In a property market, many properties end up being sold at auction. In this situation, there’s always a risk that the buyer will end up buying a property with title problems that they may not be aware of up front. For example, you may suddenly find that the storeroom that has been converted into a bedroom and a second bathroom in the property that you’re bidding on doesn’t have the right permits. Once the hammer goes down and you’ve bought the property, you’ve also bought the issues that go with the property’s title.
Finding out title defects is not only limited to properties that are bought and sold at auction. There can be defects lurking in any property’s title – the secret to the success of your property transaction is to be able to find out what these might be before you buy, so you can make an informed decision about your property purchase.

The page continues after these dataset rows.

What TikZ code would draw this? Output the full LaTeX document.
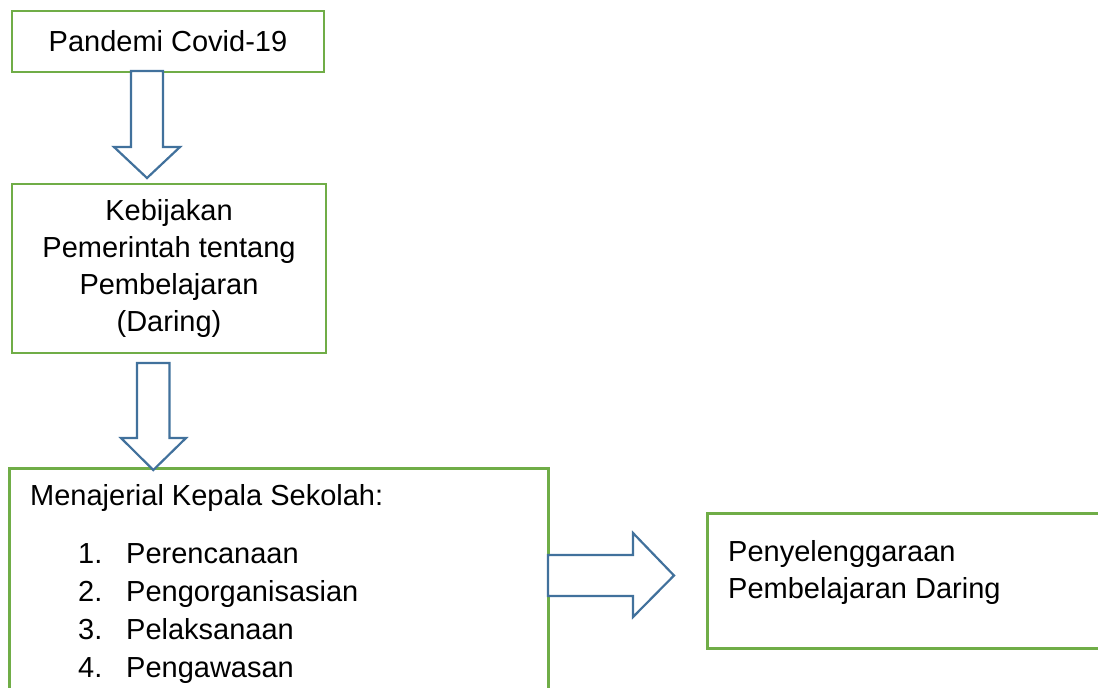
\documentclass[tikz,border=0pt]{standalone}
\usepackage{fontspec}
\setmainfont{Liberation Sans}
\definecolor{boxgreen}{HTML}{70AD47}
\definecolor{arrowblue}{HTML}{41719C}
\tikzset{
  box/.style={draw=boxgreen, line width=2.5pt},
  bigarrow/.style={draw=arrowblue, line width=2.2pt, fill=white, line join=miter},
  txt/.style={inner sep=0pt, anchor=base west, font=\fontsize{29}{36.7}\selectfont},
}
\begin{document}
\begin{tikzpicture}[x=1pt,y=-1pt]
\clip (0,0) rectangle (1098,688);
\node[box, minimum width=312pt, minimum height=61pt, inner sep=0pt, font=\fontsize{29}{36.7}\selectfont] (covid) at (168,41.5) {Pandemi Covid-19};
\node[box, minimum width=314pt, minimum height=169pt, inner sep=0pt, align=center, font=\fontsize{29}{36.7}\selectfont] (kebijakan) at (169,268.5) {Kebijakan\\Pemerintah tentang\\Pembelajaran\\(Daring)};
\node[box, anchor=north west, minimum width=539pt, minimum height=260pt] (manajerial) at (8,467) {};
\node[box, anchor=north west, minimum width=420pt, minimum height=135pt] (daring) at (706,512) {};
\draw[bigarrow] (131,71) -- (163,71) -- (163,147) -- (180,147) -- (147,178) -- (114,147) -- (131,147) -- cycle;
\draw[bigarrow] (137,363) -- (169.5,363) -- (169.5,438) -- (186,438) -- (153.3,470) -- (121,438) -- (137,438) -- cycle;
\draw[bigarrow] (548,555) -- (633,555) -- (633,533) -- (674,575.5) -- (633,617) -- (633,596) -- (548,596) -- cycle;
\node[txt] (judul) at (30,505) {Menajerial Kepala Sekolah:};
\node[txt] (no1) at (78,563) {1.};
\node[txt] (item1) at (126,563) {Perencanaan};
\node[txt] (no2) at (78,601) {2.};
\node[txt] (item2) at (126,601) {Pengorganisasian};
\node[txt] (no3) at (78,639) {3.};
\node[txt] (item3) at (126,639) {Pelaksanaan};
\node[txt] (no4) at (78,677) {4.};
\node[txt] (item4) at (126,677) {Pengawasan};
\node[txt] (hasil1) at (728,561) {Penyelenggaraan};
\node[txt] (hasil2) at (728,598) {Pembelajaran Daring};
\end{tikzpicture}
\end{document}
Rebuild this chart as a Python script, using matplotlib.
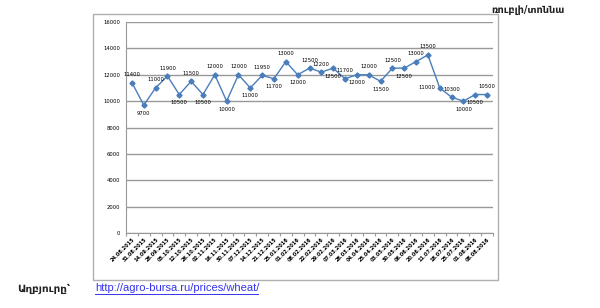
import matplotlib
matplotlib.use("Agg")
import matplotlib.pyplot as plt
from matplotlib.patches import Rectangle
from matplotlib.lines import Line2D

dates = ["24.08.2015", "31.08.2015", "14.09.2015", "28.09.2015", "05.10.2015",
         "12.10.2015", "26.10.2015", "02.11.2015", "16.11.2015", "30.11.2015",
         "07.12.2015", "14.12.2015", "21.12.2015", "25.01.2016", "01.02.2016",
         "08.02.2016", "22.02.2016", "29.02.2016", "07.03.2016", "28.03.2016",
         "04.04.2016", "25.04.2016", "03.05.2016", "30.05.2016", "06.06.2016",
         "20.06.2016", "11.07.2016", "18.07.2016", "25.07.2016", "01.08.2016",
         "08.08.2016"]
prices = [11400, 9700, 11000, 11900, 10500, 11500, 10500, 12000, 10000, 12000,
          11000, 11950, 11700, 13000, 12000, 12500, 12200, 12500, 11700, 12000,
          12000, 11500, 12500, 12500, 13000, 13500, 11000, 10300, 10000, 10500,
          10500]
yticks = [0, 2000, 4000, 6000, 8000, 10000, 12000, 14000, 16000]
unit_label = "ռուբլի/տոննա"
source_label = "Աղբյուրը՝"
source_url = "http://agro-bursa.ru/prices/wheat/"

# label placement style (a=above, b=below, l=left)
label_side = ["a", "b", "a", "a", "b", "a", "b", "a", "b", "a",
              "b", "a", "b", "a", "b", "a", "a", "b", "a", "b",
              "a", "b", "a", "b", "a", "a", "l", "a", "b", "b", "a"]

fig = plt.figure(figsize=(6.0, 3.08), dpi=100)
W, H = 600, 308

# outer chart border
fig.patches.append(Rectangle((93 / W, 1 - 280 / H), (498 - 93) / W, (280 - 14) / H,
                             transform=fig.transFigure, fill=False,
                             edgecolor="#b0b0b0", linewidth=1.0))

ax = fig.add_axes([126 / W, 1 - 233 / H, (493 - 126) / W, (233 - 22) / H])
x = list(range(len(prices)))
ax.plot(x, prices, color="#4a7ebb", linewidth=1.0, marker="D", markersize=2.6,
        markerfacecolor="#4a7ebb", markeredgecolor="#4a7ebb", zorder=3)

ax.set_xlim(-0.5, len(prices) - 0.5)
ax.set_ylim(0, 16000)
ax.set_yticks(yticks)
ax.set_yticklabels([str(v) for v in yticks], fontsize=3.8)
ax.yaxis.grid(True, color="#999999", linewidth=1.0)
ax.set_axisbelow(True)
for s in ["top", "right"]:
    ax.spines[s].set_visible(False)
ax.spines["left"].set_color("#999999")
ax.spines["bottom"].set_color("#999999")
ax.tick_params(axis="y", length=0, pad=4)

ax.set_xticks([i - 0.5 for i in range(len(prices) + 1)])
ax.set_xticklabels([])
ax.set_xticks(x, minor=True)
ax.set_xticklabels(dates, minor=True, rotation=45, ha="right", va="top",
                   fontsize=3.6, fontweight="bold", rotation_mode="anchor")
ax.tick_params(axis="x", which="major", length=2, color="#999999")
ax.tick_params(axis="x", which="minor", length=0, pad=3)

for xi, v, side in zip(x, prices, label_side):
    if side == "a":
        ax.annotate(str(v), (xi, v), xytext=(0, 4), textcoords="offset points",
                    ha="center", va="bottom", fontsize=3.8)
    elif side == "b":
        ax.annotate(str(v), (xi, v), xytext=(0, -4), textcoords="offset points",
                    ha="center", va="top", fontsize=3.8)
    else:
        ax.annotate(str(v), (xi, v), xytext=(-3, 0), textcoords="offset points",
                    ha="right", va="center", fontsize=3.8)

fig.text(565 / W, 1 - 10 / H, unit_label, ha="right", va="center",
         fontsize=7, fontweight="bold", color="#222222")
fig.text(17 / W, 1 - 289 / H, source_label, ha="left", va="center",
         fontsize=7.5, fontweight="bold", color="#222222")
fig.text(95 / W, 1 - 288 / H, source_url, ha="left", va="center",
         fontsize=8, family="Liberation Sans", color="#3333ee")
fig.lines.append(Line2D([95 / W, 258 / W], [1 - 294 / H, 1 - 294 / H],
                        transform=fig.transFigure, color="#3333ee", linewidth=0.7))

fig.savefig("out.png", dpi=100)
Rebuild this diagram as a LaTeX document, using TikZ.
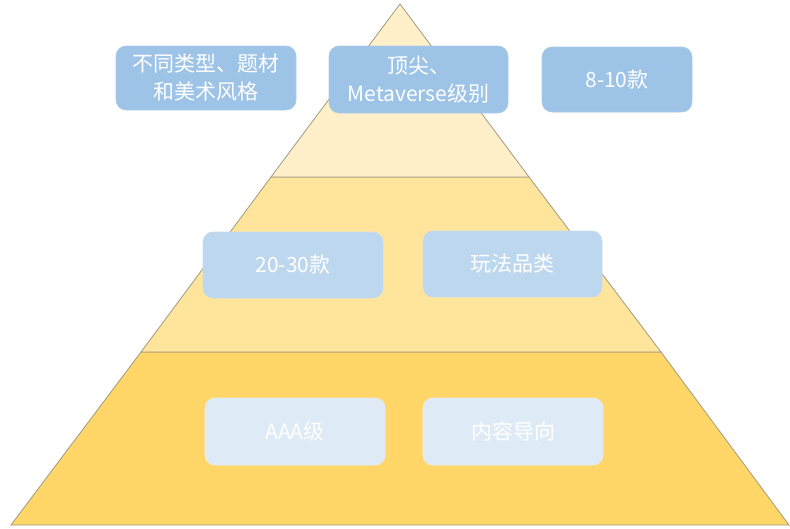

Clear Titles before Purchasing
The vital thing when you purchase a property is to make sure you know exactly what rights come with the title to that specific property. Of course, what you really want when you purchase a property is to have ‘clear title’ to that property – in other words a property title without any ‘encumbrances’. If it turns out that your new property has an encumbrance on its title, it could cost you a fair bit to get it sorted and, in some cases, you may be permanently stuck with the effect of the encumbrance.
An encumbrance is a limitation, such as a mortgage, easement, covenant, change or other liability, on the title of a property that impedes its use or transfer by giving someone else an interest or right in that property. Sometimes it may be possible to get a specific encumbrance removed, but sometimes this may not be possible, and this could have serious consequences for the future value of the property.
Encumbrances on a property’s title can also make it difficult to get a mortgage, because a bank may be hesitant about lending you money to buy a property subject to an encumbrance that could affect its future value.
An easement is a common type of encumbrance and may cover things such as allowing gas, water or sewerage to flow through the property – these types of encumbrances are often granted to local authorities or utility companies. Other common easements include things like drainage (giving someone the right to drain water over someone else’s land) or ‘rights of way’.
Owing to the fact that an encumbrance can have binding effects on subsequent owners of land, local authorities often use encumbrances as a convenient way to ensure landowners comply with certain consent conditions, such as, for example, restricting any further sub-division of a piece of land.
A covenant is another type of encumbrance that places some type of restriction on the use of the land, such as restrictions on the type or quality of buildings constructed or on the size of the floor plan. This sort of covenant is common in new developments, as a way to ensure that properties maintain a certain standard or level of uniformity. Other examples are height restrictions that may protect a view or limit the height of a tree. While land covenants can be restrictive, they may also mean that the property to which the covenant applies will be more valuable, particularly for future resale.
While an encumbrance has the potential to lessen the value of a property, in some cases the specific encumbrance can have more positive long-term implications. However, irrespective of whether the effect of an encumbrance is positive or negative, it is critical when purchasing a property that you ensure you do your due diligence on the title of the property in question.